* [Problem to solve]
Write out, word for word, the stretch of lines beginning at the one with "Generate a Python" and ending at the one with "cx, cy, r = 320, 319, 309", omitting the images.

(Stored entries)
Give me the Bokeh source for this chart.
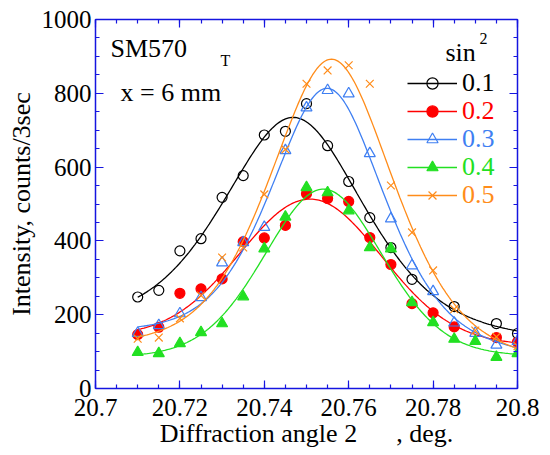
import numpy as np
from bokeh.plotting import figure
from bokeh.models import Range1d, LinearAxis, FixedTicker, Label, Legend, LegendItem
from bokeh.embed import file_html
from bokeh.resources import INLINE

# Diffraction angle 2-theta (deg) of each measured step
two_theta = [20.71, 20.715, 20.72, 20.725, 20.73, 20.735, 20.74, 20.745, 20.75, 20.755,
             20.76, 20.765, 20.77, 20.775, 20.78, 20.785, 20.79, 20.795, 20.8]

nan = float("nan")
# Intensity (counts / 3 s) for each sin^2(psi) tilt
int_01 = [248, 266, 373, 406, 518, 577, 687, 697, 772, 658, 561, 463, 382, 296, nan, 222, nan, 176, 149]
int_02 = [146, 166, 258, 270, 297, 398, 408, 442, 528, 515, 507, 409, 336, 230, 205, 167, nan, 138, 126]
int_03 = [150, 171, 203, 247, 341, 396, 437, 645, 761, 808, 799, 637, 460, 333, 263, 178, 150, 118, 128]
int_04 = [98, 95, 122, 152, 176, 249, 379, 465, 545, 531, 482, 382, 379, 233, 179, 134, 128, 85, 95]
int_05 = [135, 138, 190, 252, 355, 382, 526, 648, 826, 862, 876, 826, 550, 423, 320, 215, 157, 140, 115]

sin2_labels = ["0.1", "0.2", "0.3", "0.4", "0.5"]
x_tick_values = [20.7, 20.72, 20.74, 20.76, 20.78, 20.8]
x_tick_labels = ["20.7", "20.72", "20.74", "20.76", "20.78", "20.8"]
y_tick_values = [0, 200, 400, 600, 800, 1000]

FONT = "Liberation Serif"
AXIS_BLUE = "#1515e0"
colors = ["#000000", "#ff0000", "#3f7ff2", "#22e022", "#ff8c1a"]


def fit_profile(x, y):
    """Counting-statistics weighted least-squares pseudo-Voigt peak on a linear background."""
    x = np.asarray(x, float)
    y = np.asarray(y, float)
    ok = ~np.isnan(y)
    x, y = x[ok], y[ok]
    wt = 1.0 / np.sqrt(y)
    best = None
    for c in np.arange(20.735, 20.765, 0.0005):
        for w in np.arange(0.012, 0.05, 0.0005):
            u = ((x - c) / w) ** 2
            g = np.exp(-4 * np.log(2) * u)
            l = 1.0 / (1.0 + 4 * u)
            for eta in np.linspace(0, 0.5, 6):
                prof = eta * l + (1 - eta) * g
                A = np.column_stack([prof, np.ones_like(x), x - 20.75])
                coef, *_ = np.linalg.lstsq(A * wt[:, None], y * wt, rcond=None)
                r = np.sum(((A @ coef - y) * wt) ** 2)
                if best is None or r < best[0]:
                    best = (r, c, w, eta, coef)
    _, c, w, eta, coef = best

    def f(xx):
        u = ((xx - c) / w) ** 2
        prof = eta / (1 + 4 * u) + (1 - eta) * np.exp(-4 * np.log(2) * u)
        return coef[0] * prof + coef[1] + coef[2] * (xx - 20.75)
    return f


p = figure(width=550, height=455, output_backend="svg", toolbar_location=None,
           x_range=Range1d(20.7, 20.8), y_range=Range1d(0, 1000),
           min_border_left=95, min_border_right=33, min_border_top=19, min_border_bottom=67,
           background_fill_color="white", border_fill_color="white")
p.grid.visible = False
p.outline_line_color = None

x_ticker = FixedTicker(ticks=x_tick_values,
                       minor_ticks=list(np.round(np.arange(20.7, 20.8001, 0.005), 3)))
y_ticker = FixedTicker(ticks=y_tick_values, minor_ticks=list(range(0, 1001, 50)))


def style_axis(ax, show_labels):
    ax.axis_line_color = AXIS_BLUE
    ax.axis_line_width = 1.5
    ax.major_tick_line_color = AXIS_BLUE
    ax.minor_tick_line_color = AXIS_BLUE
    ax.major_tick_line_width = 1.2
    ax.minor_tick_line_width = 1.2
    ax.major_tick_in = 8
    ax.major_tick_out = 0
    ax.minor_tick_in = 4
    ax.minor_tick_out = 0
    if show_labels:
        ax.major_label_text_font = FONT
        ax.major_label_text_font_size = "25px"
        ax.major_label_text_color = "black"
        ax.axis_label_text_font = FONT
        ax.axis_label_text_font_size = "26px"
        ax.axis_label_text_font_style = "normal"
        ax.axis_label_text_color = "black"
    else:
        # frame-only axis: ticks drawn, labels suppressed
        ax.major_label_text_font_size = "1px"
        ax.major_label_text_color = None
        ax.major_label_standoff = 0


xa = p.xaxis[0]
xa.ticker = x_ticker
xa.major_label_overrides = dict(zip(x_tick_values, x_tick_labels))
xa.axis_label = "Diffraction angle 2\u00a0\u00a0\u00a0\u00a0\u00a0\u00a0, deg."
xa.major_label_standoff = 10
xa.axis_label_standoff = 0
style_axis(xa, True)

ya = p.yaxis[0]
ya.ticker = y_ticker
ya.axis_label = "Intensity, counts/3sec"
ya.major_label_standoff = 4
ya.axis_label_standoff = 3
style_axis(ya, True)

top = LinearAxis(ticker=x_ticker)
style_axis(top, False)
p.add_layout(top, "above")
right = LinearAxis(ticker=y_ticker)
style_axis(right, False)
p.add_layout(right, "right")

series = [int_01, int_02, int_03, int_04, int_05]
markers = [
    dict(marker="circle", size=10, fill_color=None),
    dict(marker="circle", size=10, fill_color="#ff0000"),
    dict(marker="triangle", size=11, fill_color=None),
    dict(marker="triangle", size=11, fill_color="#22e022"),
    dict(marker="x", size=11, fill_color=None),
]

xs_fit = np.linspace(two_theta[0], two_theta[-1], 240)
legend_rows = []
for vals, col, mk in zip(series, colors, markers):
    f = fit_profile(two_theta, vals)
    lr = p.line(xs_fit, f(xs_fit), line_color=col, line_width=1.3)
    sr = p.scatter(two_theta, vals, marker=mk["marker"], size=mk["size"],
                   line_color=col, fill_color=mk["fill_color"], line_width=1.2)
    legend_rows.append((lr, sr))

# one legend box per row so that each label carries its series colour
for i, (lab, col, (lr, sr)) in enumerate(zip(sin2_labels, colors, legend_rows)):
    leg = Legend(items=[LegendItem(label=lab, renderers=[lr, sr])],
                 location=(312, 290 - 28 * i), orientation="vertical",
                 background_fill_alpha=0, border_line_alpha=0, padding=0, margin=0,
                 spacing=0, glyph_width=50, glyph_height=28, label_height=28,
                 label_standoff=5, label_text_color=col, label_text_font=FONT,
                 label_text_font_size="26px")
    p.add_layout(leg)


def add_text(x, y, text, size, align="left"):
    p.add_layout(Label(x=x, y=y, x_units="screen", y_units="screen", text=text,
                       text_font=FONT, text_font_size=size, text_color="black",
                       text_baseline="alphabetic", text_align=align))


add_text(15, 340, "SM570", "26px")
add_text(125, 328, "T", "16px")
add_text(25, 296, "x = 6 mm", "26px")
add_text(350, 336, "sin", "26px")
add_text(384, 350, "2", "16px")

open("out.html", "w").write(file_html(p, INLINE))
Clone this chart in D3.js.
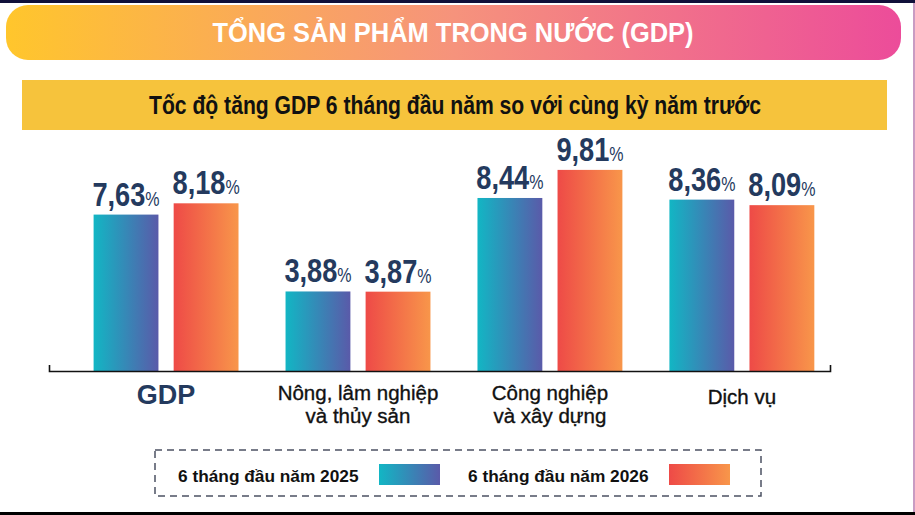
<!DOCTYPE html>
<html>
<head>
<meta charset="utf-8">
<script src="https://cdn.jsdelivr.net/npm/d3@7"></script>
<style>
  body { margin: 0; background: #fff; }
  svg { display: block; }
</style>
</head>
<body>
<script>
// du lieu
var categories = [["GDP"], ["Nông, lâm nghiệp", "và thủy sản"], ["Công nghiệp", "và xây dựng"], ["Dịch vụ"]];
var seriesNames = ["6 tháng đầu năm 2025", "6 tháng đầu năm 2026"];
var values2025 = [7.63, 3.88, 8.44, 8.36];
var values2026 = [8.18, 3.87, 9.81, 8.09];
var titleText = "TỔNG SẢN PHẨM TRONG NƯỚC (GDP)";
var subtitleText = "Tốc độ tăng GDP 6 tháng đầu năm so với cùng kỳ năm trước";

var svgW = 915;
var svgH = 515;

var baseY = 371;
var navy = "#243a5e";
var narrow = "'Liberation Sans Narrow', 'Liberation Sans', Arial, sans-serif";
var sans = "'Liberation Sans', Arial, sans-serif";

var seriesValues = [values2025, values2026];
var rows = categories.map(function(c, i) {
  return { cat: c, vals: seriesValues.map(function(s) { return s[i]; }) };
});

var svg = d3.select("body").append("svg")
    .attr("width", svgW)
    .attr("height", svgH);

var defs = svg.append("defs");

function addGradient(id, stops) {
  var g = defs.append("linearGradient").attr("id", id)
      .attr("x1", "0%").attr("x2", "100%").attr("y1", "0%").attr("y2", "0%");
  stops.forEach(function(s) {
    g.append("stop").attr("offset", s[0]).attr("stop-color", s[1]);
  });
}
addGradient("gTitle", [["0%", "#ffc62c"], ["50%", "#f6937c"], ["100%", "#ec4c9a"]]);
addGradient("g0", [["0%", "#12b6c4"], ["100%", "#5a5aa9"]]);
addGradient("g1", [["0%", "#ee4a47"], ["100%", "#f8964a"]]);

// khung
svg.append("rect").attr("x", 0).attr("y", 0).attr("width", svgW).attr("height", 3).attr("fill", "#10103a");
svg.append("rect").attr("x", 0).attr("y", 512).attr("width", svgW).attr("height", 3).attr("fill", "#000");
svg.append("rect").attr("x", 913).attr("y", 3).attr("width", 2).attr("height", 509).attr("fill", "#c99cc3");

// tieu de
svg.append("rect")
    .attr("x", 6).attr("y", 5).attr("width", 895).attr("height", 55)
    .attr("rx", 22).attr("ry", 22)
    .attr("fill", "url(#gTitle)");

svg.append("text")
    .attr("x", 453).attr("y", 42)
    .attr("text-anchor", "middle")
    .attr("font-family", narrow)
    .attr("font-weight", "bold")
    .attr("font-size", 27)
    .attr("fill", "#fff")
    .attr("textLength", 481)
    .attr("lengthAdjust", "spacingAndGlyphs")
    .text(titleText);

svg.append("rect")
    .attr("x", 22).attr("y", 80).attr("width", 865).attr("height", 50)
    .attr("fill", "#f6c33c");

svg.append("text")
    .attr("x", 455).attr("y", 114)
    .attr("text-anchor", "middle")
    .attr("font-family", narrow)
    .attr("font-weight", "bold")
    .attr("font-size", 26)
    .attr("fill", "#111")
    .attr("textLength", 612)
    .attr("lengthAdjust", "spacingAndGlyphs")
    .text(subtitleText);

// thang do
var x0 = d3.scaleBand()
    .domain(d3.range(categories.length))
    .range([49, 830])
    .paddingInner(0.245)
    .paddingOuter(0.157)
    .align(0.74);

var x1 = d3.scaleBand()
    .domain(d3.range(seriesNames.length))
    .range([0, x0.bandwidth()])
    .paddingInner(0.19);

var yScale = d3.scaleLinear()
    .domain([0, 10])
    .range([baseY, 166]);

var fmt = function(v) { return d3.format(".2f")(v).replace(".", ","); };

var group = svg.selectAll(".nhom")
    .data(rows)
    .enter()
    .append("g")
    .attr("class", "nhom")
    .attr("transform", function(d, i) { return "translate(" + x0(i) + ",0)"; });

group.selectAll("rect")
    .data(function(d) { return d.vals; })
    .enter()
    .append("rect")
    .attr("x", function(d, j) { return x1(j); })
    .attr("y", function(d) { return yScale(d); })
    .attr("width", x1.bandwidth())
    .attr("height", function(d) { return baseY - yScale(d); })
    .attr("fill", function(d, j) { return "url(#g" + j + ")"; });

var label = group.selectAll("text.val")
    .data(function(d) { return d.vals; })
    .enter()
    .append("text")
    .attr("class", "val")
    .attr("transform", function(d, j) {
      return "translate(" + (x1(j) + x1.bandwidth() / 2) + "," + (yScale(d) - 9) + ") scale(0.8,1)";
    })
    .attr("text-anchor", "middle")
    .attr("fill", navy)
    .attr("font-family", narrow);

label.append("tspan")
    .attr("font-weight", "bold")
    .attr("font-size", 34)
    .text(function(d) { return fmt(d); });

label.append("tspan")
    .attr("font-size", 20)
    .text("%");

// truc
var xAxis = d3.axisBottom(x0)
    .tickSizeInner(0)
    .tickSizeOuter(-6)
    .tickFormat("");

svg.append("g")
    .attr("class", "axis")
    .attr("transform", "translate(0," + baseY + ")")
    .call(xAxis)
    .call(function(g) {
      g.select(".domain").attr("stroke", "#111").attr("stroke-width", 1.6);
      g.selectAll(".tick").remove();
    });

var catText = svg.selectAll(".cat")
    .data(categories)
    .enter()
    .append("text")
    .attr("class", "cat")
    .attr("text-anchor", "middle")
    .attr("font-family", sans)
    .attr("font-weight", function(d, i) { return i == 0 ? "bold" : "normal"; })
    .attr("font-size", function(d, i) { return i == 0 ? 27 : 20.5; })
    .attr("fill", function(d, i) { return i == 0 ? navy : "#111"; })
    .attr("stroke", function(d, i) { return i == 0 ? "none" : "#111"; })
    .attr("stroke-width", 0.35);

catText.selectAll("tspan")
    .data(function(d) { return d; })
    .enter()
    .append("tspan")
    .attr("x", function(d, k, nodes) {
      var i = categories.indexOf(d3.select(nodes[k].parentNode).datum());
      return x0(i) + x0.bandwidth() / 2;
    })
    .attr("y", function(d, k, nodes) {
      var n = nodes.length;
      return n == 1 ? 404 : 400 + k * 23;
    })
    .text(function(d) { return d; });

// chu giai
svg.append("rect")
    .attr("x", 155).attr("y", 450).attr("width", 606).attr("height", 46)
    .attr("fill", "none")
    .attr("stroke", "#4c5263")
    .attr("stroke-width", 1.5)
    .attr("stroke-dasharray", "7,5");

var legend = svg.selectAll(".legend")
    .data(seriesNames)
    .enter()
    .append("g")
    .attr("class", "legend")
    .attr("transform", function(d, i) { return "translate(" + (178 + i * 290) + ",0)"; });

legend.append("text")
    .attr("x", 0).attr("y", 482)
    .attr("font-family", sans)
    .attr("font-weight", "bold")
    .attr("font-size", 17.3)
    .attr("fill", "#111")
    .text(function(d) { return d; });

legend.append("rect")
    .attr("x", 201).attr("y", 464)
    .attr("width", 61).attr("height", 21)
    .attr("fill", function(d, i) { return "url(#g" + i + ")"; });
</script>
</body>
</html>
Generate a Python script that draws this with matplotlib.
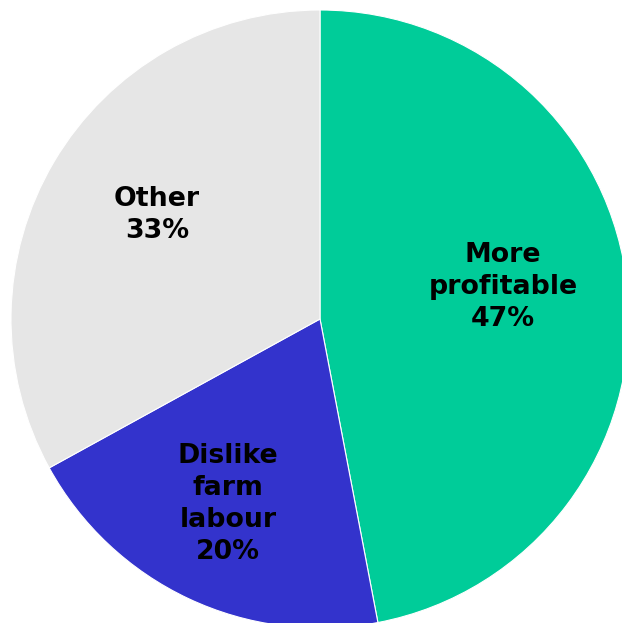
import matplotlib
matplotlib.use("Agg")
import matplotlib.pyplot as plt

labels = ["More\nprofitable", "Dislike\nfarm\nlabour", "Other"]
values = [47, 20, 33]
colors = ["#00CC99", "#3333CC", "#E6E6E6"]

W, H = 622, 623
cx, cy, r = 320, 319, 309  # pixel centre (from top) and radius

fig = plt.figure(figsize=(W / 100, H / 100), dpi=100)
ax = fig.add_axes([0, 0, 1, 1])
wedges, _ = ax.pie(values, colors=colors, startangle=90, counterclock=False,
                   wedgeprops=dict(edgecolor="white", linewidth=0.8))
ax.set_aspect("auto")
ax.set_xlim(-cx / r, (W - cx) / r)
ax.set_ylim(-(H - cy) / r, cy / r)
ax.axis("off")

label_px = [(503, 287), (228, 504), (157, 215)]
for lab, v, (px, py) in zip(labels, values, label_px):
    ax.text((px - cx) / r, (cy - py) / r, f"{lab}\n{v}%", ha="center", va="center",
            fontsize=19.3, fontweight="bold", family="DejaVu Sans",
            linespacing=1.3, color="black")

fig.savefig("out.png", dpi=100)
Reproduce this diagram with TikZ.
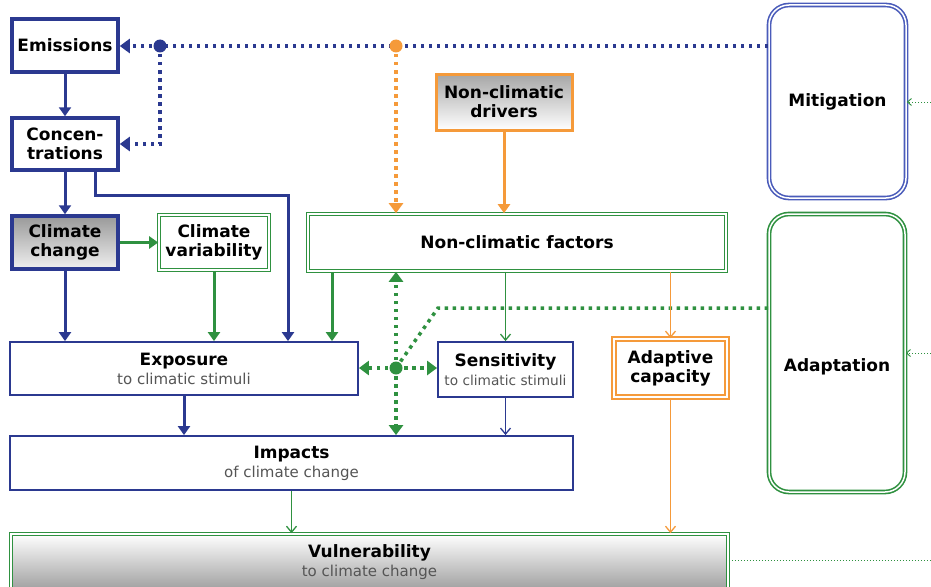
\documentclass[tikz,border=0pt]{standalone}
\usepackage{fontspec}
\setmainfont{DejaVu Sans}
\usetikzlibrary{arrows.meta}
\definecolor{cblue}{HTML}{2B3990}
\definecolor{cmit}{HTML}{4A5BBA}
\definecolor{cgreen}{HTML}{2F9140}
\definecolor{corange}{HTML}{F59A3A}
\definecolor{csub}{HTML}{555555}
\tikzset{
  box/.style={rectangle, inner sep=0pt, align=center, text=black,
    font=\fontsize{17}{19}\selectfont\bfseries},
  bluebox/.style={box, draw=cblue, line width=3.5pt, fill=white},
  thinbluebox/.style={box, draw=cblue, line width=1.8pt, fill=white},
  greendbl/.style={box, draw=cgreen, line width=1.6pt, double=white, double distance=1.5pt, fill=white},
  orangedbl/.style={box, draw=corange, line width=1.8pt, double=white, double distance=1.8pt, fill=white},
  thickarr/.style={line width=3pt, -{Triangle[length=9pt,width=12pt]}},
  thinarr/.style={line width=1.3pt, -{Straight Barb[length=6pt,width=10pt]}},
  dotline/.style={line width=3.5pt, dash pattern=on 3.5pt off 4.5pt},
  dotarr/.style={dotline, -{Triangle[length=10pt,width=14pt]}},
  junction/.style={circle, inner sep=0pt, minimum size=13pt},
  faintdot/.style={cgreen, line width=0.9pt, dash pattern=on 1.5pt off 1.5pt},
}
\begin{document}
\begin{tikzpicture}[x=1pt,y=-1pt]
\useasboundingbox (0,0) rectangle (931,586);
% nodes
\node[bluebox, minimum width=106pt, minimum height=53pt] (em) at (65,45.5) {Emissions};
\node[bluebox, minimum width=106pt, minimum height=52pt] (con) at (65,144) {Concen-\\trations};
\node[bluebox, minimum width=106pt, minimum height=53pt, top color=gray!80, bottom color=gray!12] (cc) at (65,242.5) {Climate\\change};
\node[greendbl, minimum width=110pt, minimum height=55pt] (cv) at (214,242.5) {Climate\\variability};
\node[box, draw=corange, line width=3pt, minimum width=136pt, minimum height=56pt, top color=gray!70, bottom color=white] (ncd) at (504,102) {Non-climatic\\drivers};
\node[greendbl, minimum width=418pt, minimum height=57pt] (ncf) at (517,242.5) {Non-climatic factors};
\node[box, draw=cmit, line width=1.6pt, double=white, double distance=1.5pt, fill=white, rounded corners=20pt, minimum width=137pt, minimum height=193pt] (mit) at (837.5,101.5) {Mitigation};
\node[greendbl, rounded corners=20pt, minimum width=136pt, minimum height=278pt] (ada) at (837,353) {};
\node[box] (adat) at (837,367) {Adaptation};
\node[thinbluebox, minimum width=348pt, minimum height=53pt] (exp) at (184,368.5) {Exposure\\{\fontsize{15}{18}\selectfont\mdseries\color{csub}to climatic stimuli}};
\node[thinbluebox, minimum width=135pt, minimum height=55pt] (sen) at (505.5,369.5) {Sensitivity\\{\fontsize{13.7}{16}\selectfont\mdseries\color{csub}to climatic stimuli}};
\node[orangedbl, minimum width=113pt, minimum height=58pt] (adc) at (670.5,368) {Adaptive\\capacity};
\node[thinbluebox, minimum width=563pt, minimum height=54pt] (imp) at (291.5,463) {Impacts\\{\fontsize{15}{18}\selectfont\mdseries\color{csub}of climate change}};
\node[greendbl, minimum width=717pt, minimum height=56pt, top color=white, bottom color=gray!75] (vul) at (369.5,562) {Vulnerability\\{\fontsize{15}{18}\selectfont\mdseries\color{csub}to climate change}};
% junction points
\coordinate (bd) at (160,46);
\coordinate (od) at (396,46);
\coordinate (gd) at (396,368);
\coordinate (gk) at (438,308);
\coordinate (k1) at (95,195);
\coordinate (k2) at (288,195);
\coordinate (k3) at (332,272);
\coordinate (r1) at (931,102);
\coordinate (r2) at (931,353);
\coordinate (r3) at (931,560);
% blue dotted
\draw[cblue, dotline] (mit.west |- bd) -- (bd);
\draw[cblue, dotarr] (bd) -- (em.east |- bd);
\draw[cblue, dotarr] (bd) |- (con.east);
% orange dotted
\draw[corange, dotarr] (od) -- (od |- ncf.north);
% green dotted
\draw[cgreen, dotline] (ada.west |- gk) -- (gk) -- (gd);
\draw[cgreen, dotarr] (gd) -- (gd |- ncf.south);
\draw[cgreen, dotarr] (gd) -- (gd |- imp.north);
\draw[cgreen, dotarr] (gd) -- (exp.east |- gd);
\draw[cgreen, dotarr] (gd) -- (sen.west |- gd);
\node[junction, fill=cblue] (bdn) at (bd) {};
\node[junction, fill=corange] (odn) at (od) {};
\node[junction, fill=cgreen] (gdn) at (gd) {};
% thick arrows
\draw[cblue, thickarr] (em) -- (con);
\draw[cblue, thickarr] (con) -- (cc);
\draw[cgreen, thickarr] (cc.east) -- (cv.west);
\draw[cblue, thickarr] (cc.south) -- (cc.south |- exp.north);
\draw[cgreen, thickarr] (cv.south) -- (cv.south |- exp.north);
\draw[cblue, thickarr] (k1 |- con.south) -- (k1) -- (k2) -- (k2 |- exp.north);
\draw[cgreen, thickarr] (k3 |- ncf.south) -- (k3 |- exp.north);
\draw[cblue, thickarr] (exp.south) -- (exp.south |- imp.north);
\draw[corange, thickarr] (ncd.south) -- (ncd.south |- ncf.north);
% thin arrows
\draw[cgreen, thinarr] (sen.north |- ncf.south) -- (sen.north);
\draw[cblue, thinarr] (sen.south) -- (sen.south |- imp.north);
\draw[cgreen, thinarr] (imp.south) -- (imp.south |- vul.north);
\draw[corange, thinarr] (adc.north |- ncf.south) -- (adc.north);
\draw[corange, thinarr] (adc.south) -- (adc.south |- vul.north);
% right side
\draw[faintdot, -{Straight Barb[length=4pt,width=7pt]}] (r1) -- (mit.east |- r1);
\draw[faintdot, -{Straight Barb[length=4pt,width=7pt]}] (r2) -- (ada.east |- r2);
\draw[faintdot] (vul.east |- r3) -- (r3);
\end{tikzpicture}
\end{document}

* [Reply]
Generate a Python script that draws this with matplotlib.
import matplotlib
matplotlib.use("Agg")
import matplotlib.pyplot as plt

labels = ["More\nprofitable", "Dislike\nfarm\nlabour", "Other"]
values = [47, 20, 33]
colors = ["#00CC99", "#3333CC", "#E6E6E6"]

W, H = 622, 623
cx, cy, r = 320, 319, 309  # pixel centre (from top) and radius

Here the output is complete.